By Jayson MacLean Filed under: All posts, Analysts Stock: dcm DATA Communications Management scores target raise from Clarus
Printing services stock DATA Communications Management (DATA Communications Management Stock Quote, Charts, News, Analysts, Financials TSX:DCM) just got a big target raise from Clarus Securities on the back of a new acquisition, one which nearly doubles revenue for the company. In a Tuesday report, Clarus analyst Noel Atkinson said the deal gives DCM a strong moat along with potentially $20-25 million in annualized cost synergies.

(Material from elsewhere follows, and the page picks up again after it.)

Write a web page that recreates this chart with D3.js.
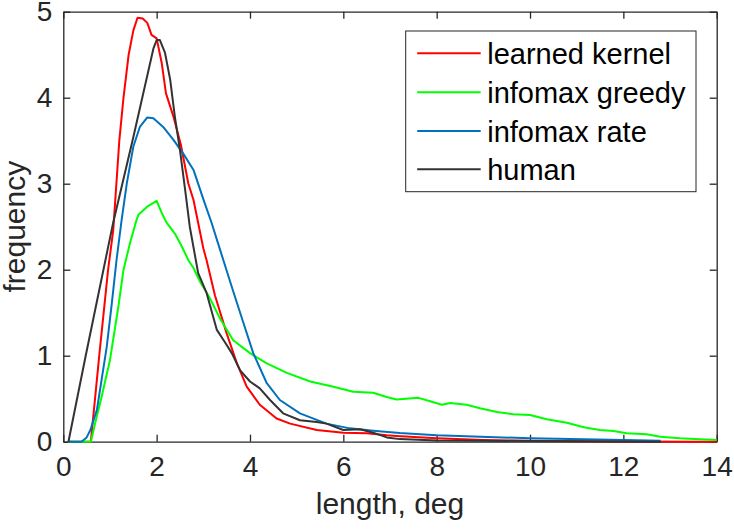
<!DOCTYPE html>
<html>
<head>
<meta charset="utf-8">
<script src="https://cdn.jsdelivr.net/npm/d3@7.9.0/dist/d3.min.js"></script>
<style>
  body { margin: 0; background: #fff; }
  text { font-family: "Liberation Sans", Arial, Helvetica, sans-serif; fill: #262626; }
</style>
</head>
<body>
<svg id="chart" width="734" height="530"></svg>
<script>
// series: [length (deg), frequency]
const learnedKernel = [[0.1,0],[0.59,0],[0.77,1.0],[0.96,2.0],[1.07,2.46],[1.2,3.5],[1.29,4.0],[1.4,4.5],[1.5,4.78],[1.59,4.93],
  [1.7,4.92],[1.8,4.87],[1.89,4.73],[2.0,4.69],[2.11,4.4],[2.2,4.05],[2.36,3.78],[2.52,3.45],[2.68,3.0],[2.79,2.81],
  [3.0,2.25],[3.07,2.11],[3.25,1.7],[3.5,1.26],[3.72,0.91],[3.93,0.64],[4.21,0.43],[4.57,0.27],[4.86,0.21],[5.43,0.136],
  [6.0,0.105],[6.5,0.097],[6.93,0.074],[7.14,0.066],[8.0,0.04],[9.0,0.02],[10.0,0.01],[12.0,0.003],[14.0,0]];

const infomaxGreedy = [[0.11,0],[0.59,0],[0.68,0.21],[0.82,0.52],[1.0,0.95],[1.18,1.57],[1.29,2.0],[1.43,2.31],[1.57,2.58],[1.61,2.64],
  [1.79,2.73],[2.0,2.80],[2.11,2.66],[2.21,2.55],[2.39,2.42],[2.54,2.27],[2.68,2.11],[2.79,2.02],[2.93,1.86],[3.14,1.67],
  [3.36,1.43],[3.64,1.18],[4.0,1.03],[4.36,0.91],[4.79,0.80],[5.29,0.70],[5.79,0.64],[6.21,0.58],[6.64,0.57],[6.93,0.52],
  [7.14,0.49],[7.61,0.51],[7.86,0.47],[8.11,0.43],[8.29,0.45],[8.64,0.43],[8.93,0.39],[9.29,0.345],[9.64,0.32],[10.0,0.31],
  [10.36,0.26],[10.79,0.22],[11.07,0.18],[11.21,0.163],[11.5,0.136],[11.79,0.124],[12.07,0.097],[12.5,0.086],[12.79,0.058],
  [13.21,0.04],[13.64,0.028],[14.0,0.02]];

const infomaxRate = [[0.11,0],[0.39,0],[0.5,0.05],[0.58,0.136],[0.72,0.37],[0.82,0.72],[0.93,1.10],[1.04,1.61],[1.14,2.11],[1.25,2.58],
  [1.36,3.0],[1.5,3.43],[1.64,3.66],[1.8,3.77],[1.93,3.76],[2.14,3.66],[2.36,3.51],[2.57,3.35],[2.79,3.16],[3.0,2.82],
  [3.18,2.54],[3.36,2.23],[3.64,1.75],[3.86,1.38],[4.07,1.03],[4.36,0.68],[4.64,0.485],[5.07,0.33],[5.64,0.21],[6.14,0.155],
  [6.64,0.128],[7.21,0.1],[8.0,0.074],[10.0,0.04],[12.0,0.02],[12.8,0.01]];

const human = [[0.11,0],[0.48,1.0],[0.86,2.0],[1.07,2.55],[1.5,3.54],[1.93,4.57],[2.0,4.67],[2.07,4.67],[2.18,4.52],[2.29,4.21],
  [2.39,3.78],[2.5,3.39],[2.61,2.93],[2.71,2.5],[2.89,1.96],[3.07,1.73],[3.29,1.30],[3.46,1.16],[3.61,1.03],[3.79,0.83],
  [4.0,0.70],[4.21,0.62],[4.43,0.485],[4.71,0.33],[5.07,0.25],[5.43,0.23],[5.64,0.21],[6.0,0.136],[6.36,0.144],[6.64,0.105],
  [6.93,0.05],[7.21,0.03],[8.0,0.015],[10.0,0.008],[12.8,0]];

const seriesNames = ["learned kernel", "infomax greedy", "infomax rate", "human"];
const seriesColors = ["#ff0000", "#00ff00", "#0072bd", "#333333"];
const xTicks = [0, 2, 4, 6, 8, 10, 12, 14];
const yTicks = [0, 1, 2, 3, 4, 5];

const svg = d3.select("#chart");
const margin = { top: 11.7, right: 17.3, bottom: 88.3, left: 63.3 };
const width = +svg.attr("width") - margin.left - margin.right;
const height = +svg.attr("height") - margin.top - margin.bottom;
const g = svg.append("g").attr("transform", `translate(${margin.left},${margin.top})`);

const x = d3.scaleLinear().domain([0, 14]).range([0, width]);
const y = d3.scaleLinear().domain([0, 5]).range([height, 0]);
const axisColor = "#262626";

// Axes (ticks inside, box on)
const styleAxis = sel => {
  sel.select(".domain").attr("stroke", axisColor).attr("stroke-width", 1.3);
  sel.selectAll(".tick line").attr("stroke", axisColor).attr("stroke-width", 1.3);
  sel.selectAll(".tick text").attr("fill", axisColor).style("font-size", "28px")
    .style("font-family", '"Liberation Sans", Arial, sans-serif');
};

g.append("g").attr("transform", `translate(0,${height})`)
  .call(d3.axisBottom(x).tickValues(xTicks).tickFormat(d3.format("d")).tickSize(-7).tickPadding(14).tickSizeOuter(0))
  .call(styleAxis);
g.append("g")
  .call(d3.axisLeft(y).tickValues(yTicks).tickFormat(d3.format("d")).tickSize(-7).tickPadding(11).tickSizeOuter(0))
  .call(styleAxis);
g.append("g")
  .call(d3.axisTop(x).tickValues(xTicks).tickSize(-7).tickFormat("").tickSizeOuter(0))
  .call(styleAxis);
g.append("g").attr("transform", `translate(${width},0)`)
  .call(d3.axisRight(y).tickValues(yTicks).tickSize(-7).tickFormat("").tickSizeOuter(0))
  .call(styleAxis);

// Axis labels
svg.append("text")
  .attr("text-anchor", "middle")
  .attr("x", margin.left + width / 2)
  .attr("y", 514)
  .style("font-size", "30px")
  .text("length, deg");

svg.append("text")
  .attr("text-anchor", "middle")
  .attr("transform", "rotate(-90)")
  .attr("x", -(margin.top + height / 2))
  .attr("y", 25)
  .style("font-size", "30px")
  .text("frequency");

// Lines
const line = d3.line()
  .x(d => x(d[0]))
  .y(d => y(d[1]));

[learnedKernel, infomaxGreedy, infomaxRate, human].forEach((data, i) => {
  g.append("path")
    .datum(data)
    .attr("fill", "none")
    .attr("stroke", seriesColors[i])
    .attr("stroke-width", 2)
    .attr("stroke-linejoin", "round")
    .attr("d", line);
});

// Legend
const legend = svg.append("g").attr("transform", "translate(405.7,31)");
legend.append("rect")
  .attr("width", 290.3).attr("height", 160.7)
  .attr("fill", "#fff").attr("stroke", axisColor).attr("stroke-width", 1);

const rowY = [22.3, 61.3, 100, 138.3];
seriesNames.forEach((name, i) => {
  legend.append("line")
    .attr("x1", 11.5).attr("x2", 75)
    .attr("y1", rowY[i]).attr("y2", rowY[i])
    .attr("stroke", seriesColors[i]).attr("stroke-width", 2);
  legend.append("text")
    .attr("x", 81.5).attr("y", rowY[i] + 11)
    .style("font-size", "29px")
    .style("fill", "#000")
    .text(name);
});
</script>
</body>
</html>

Brampton-based DATA Communications Management, which has corporate printing and technology services serving thousands of clients, including many of Canada’s 100 largest company’s and government agencies, closed on Tuesday on the previously-announced acquisition of the Canadian operations of RR Donnelley & Sons (RRDC) for a cost of $130.8 million.
The company says the acquisition will give DCM a significantly larger presence in the Canadian market and pro forma revenues of over $520 million in 2022 (DCM’s revenue alone for 2022 was $273.8 million).
“We believe this is a compelling strategic opportunity to accelerate our growth agenda by leveraging our expanded portfolio of best-in-class products and services, stronger execution capabilities, and enhanced speed to market for new innovations,” said DCM President and CEO Richard Kellam in a press release.
DCM’s share price shot up on the initial announcement of the proposed acquisition and, concurrently, the company’s fourth quarter report on February 22. The stock had been in the $1-$1.50 range for almost two years but is currently above $3.00 per share.
Atkinson sees more upside with the closing of the deal and has raised his target from $3.00 to $5.00, representing at the time of publication a projected one-year return of 56 per cent.
“We see the combined business having the scale and technological platform to create a sustainable economic moat within the Canadian corporate printing sector,” Atkinson said.
“Moreover, we see a path towards a medium-term (perhaps 2028-2029e) price target of $16.00/share if DCM can reach $1 billion/year of revenues over that timeframe via sustained organic growth and tuck-in acquisitions,” he said.
On the numbers, Atkinson is now calling for DCM to deliver $451.7 million in 2023 revenue and $554.8 million in 2024. On earnings, the call is for adjusted EBITDA of $50.4 million in 2023 and $69.8 million in 2024.
Atkinson noted that RRDC brings with it about 250 enterprise customers, half of which are brand-new to DCM and the other half bring further breadth and depth.